Records with drawing code
==========

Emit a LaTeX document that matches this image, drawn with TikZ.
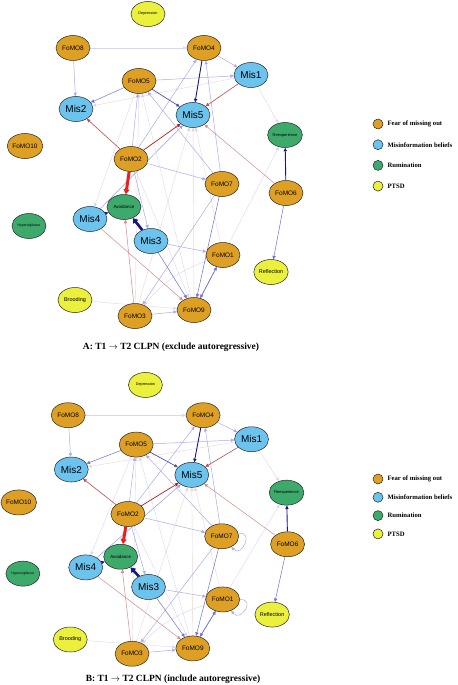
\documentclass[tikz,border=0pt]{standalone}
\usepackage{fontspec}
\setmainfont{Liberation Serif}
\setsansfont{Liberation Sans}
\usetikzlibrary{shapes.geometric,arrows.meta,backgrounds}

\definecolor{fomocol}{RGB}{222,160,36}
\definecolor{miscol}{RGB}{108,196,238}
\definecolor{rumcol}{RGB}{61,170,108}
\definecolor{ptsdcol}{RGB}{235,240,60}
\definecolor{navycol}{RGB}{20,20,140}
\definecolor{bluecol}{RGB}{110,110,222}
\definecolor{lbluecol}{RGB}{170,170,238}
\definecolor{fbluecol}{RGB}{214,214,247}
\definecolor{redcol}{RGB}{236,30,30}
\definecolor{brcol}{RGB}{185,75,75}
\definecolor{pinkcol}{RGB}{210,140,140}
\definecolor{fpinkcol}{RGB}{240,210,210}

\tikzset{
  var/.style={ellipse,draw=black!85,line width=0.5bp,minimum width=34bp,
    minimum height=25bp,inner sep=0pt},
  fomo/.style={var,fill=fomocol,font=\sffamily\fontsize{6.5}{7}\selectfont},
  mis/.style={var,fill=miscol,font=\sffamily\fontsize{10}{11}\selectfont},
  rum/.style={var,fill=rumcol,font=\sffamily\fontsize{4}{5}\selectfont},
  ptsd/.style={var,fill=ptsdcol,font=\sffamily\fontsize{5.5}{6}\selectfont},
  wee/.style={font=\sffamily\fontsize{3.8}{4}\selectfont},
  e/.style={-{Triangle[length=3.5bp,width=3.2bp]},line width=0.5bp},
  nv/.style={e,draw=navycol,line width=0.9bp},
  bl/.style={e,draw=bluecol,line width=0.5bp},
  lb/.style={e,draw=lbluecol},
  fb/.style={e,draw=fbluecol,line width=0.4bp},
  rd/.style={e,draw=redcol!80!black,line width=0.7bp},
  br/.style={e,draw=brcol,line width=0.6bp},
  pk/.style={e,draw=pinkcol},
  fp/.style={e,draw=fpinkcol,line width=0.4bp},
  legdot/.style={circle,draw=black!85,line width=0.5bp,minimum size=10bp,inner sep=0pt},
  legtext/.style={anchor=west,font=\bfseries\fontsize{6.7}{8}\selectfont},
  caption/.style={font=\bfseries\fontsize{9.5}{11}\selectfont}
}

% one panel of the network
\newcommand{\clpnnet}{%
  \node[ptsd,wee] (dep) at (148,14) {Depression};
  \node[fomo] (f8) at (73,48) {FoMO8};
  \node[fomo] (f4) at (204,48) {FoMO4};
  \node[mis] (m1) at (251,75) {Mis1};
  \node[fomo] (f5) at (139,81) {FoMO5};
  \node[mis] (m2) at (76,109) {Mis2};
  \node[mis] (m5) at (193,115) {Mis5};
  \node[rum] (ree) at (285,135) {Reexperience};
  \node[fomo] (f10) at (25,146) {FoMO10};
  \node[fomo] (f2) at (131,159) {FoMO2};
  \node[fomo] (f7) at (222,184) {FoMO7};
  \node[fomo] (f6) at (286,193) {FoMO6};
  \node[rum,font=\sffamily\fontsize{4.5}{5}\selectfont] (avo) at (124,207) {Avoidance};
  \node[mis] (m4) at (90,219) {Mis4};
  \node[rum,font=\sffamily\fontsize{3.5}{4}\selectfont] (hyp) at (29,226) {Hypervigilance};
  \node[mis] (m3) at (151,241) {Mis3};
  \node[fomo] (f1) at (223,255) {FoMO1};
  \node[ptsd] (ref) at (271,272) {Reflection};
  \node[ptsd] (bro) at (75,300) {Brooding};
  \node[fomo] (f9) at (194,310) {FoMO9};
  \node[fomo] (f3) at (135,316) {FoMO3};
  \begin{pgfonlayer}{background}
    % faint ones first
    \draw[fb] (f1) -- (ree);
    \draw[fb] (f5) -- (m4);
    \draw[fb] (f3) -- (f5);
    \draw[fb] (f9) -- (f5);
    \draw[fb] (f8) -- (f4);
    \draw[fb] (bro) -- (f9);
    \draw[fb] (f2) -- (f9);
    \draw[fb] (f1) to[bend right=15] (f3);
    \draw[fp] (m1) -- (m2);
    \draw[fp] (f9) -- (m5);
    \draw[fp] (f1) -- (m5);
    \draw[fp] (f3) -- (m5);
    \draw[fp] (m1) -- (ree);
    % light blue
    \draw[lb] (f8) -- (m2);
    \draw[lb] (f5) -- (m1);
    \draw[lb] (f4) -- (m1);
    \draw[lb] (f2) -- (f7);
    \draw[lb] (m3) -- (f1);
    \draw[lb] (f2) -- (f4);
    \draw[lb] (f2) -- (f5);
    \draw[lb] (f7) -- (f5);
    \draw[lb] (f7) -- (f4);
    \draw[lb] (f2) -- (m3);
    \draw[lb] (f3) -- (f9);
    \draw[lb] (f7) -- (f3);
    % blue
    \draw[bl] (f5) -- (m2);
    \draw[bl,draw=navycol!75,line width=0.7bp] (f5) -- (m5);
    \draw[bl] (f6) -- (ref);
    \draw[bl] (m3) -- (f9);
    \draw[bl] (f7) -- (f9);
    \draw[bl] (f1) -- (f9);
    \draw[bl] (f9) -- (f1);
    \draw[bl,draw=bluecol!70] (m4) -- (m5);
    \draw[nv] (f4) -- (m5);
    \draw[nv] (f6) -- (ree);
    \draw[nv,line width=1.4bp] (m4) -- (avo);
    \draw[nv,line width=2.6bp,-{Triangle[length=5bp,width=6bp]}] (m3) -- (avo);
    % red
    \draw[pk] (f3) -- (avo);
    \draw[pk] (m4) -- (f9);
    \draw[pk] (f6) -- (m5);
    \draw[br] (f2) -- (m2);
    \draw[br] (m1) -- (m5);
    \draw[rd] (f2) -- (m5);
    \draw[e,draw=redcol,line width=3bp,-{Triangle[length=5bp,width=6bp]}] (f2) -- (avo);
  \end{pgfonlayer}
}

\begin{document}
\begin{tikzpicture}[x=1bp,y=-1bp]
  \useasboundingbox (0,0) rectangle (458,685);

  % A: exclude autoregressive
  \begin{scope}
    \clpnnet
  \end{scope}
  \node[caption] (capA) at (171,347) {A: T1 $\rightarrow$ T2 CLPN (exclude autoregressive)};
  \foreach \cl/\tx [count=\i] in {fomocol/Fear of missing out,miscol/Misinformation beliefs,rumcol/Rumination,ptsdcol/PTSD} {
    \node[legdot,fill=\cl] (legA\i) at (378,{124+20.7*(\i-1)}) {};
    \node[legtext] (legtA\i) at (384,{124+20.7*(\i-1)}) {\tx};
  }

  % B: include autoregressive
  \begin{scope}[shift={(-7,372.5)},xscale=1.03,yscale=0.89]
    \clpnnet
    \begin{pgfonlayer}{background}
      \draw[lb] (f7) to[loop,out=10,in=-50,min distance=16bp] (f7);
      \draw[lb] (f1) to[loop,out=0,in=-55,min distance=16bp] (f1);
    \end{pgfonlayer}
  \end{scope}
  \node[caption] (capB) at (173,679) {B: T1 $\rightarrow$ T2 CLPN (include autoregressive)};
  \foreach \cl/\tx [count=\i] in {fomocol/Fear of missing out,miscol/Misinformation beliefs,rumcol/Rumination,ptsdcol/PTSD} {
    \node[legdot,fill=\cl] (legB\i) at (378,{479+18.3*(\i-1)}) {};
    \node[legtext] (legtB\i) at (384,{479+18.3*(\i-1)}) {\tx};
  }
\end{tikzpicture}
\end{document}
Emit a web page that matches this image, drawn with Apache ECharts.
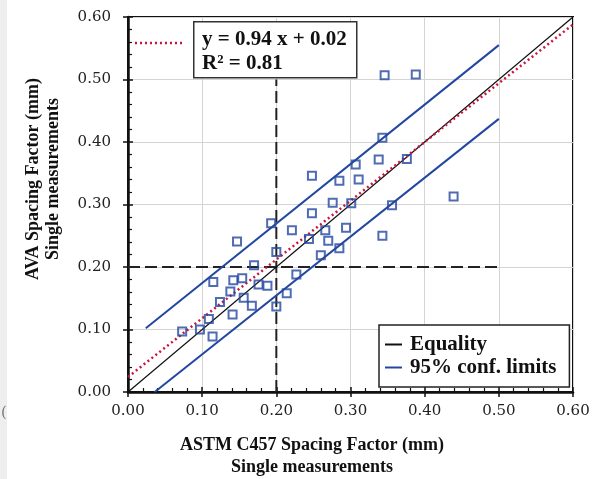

==========

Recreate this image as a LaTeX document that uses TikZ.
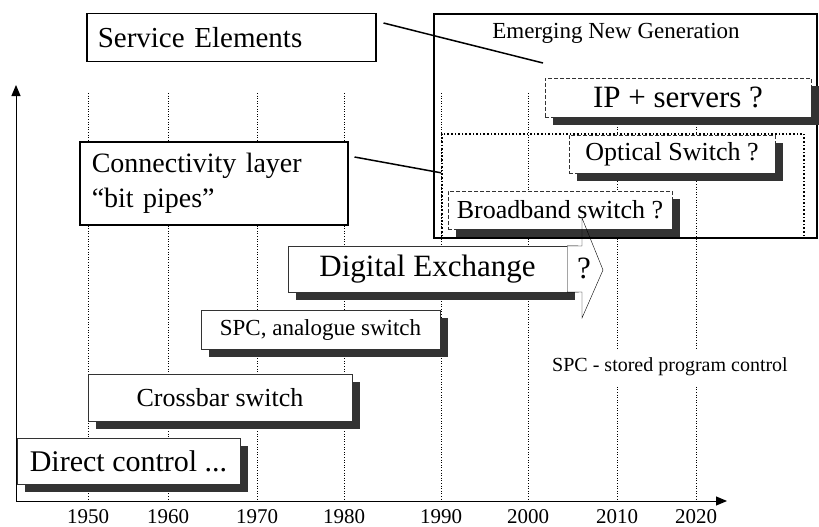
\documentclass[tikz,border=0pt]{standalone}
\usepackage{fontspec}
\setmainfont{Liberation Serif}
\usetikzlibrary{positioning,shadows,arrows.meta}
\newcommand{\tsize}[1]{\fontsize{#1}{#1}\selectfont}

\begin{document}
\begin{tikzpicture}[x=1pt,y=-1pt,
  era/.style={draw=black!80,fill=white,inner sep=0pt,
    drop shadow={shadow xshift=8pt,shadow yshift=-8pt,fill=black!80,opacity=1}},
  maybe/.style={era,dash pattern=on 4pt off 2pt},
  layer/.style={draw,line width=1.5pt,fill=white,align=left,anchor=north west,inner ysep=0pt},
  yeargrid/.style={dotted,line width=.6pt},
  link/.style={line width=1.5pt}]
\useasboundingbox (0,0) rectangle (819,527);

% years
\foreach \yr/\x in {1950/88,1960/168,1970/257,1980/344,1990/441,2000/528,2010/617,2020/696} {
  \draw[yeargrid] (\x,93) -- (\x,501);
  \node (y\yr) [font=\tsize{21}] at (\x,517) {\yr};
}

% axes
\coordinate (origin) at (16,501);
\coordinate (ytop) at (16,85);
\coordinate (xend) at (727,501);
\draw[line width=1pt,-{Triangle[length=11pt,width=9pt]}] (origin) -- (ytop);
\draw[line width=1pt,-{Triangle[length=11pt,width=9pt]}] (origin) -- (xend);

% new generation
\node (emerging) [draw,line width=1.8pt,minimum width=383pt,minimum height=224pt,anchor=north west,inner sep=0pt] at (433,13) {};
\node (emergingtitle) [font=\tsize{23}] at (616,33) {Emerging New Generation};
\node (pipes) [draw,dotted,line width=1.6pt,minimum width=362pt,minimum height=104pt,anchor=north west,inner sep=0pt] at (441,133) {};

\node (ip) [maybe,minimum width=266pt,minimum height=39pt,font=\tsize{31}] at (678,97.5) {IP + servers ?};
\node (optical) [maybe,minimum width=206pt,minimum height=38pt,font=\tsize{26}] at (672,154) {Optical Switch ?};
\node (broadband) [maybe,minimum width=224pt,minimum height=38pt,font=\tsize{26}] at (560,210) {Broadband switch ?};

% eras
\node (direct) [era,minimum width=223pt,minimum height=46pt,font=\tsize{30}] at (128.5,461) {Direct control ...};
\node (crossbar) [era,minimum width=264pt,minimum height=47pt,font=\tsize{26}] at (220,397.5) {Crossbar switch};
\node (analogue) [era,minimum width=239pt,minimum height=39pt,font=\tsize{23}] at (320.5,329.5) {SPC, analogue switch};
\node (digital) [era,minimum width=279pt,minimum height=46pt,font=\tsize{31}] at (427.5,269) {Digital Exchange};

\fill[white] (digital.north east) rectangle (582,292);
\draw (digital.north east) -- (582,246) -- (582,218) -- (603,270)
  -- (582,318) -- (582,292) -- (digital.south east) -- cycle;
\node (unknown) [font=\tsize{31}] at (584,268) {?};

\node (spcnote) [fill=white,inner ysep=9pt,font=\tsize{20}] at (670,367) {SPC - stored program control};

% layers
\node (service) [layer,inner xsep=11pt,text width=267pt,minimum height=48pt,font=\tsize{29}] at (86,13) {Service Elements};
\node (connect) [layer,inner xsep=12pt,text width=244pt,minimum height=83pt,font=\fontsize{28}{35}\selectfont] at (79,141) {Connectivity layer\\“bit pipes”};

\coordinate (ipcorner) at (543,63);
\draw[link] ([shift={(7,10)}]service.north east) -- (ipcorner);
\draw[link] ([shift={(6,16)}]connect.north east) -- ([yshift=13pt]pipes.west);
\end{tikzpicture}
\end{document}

==========

--- WRITTEN INSTRUCTION ---
Start with the line that includes "Recreate this image" and finish with the line that includes "(origin) -- (xend);": reproduce those lines exactly, nothing before or after, and omit any pictures.

--- EXERCISE RESULT ---
Recreate this image as a LaTeX document that uses TikZ.
\documentclass[tikz,border=0pt]{standalone}
\usepackage{fontspec}
\setmainfont{Liberation Serif}
\usetikzlibrary{positioning,shadows,arrows.meta}
\newcommand{\tsize}[1]{\fontsize{#1}{#1}\selectfont}

\begin{document}
\begin{tikzpicture}[x=1pt,y=-1pt,
  era/.style={draw=black!80,fill=white,inner sep=0pt,
    drop shadow={shadow xshift=8pt,shadow yshift=-8pt,fill=black!80,opacity=1}},
  maybe/.style={era,dash pattern=on 4pt off 2pt},
  layer/.style={draw,line width=1.5pt,fill=white,align=left,anchor=north west,inner ysep=0pt},
  yeargrid/.style={dotted,line width=.6pt},
  link/.style={line width=1.5pt}]
\useasboundingbox (0,0) rectangle (819,527);

% years
\foreach \yr/\x in {1950/88,1960/168,1970/257,1980/344,1990/441,2000/528,2010/617,2020/696} {
  \draw[yeargrid] (\x,93) -- (\x,501);
  \node (y\yr) [font=\tsize{21}] at (\x,517) {\yr};
}

% axes
\coordinate (origin) at (16,501);
\coordinate (ytop) at (16,85);
\coordinate (xend) at (727,501);
\draw[line width=1pt,-{Triangle[length=11pt,width=9pt]}] (origin) -- (ytop);
\draw[line width=1pt,-{Triangle[length=11pt,width=9pt]}] (origin) -- (xend);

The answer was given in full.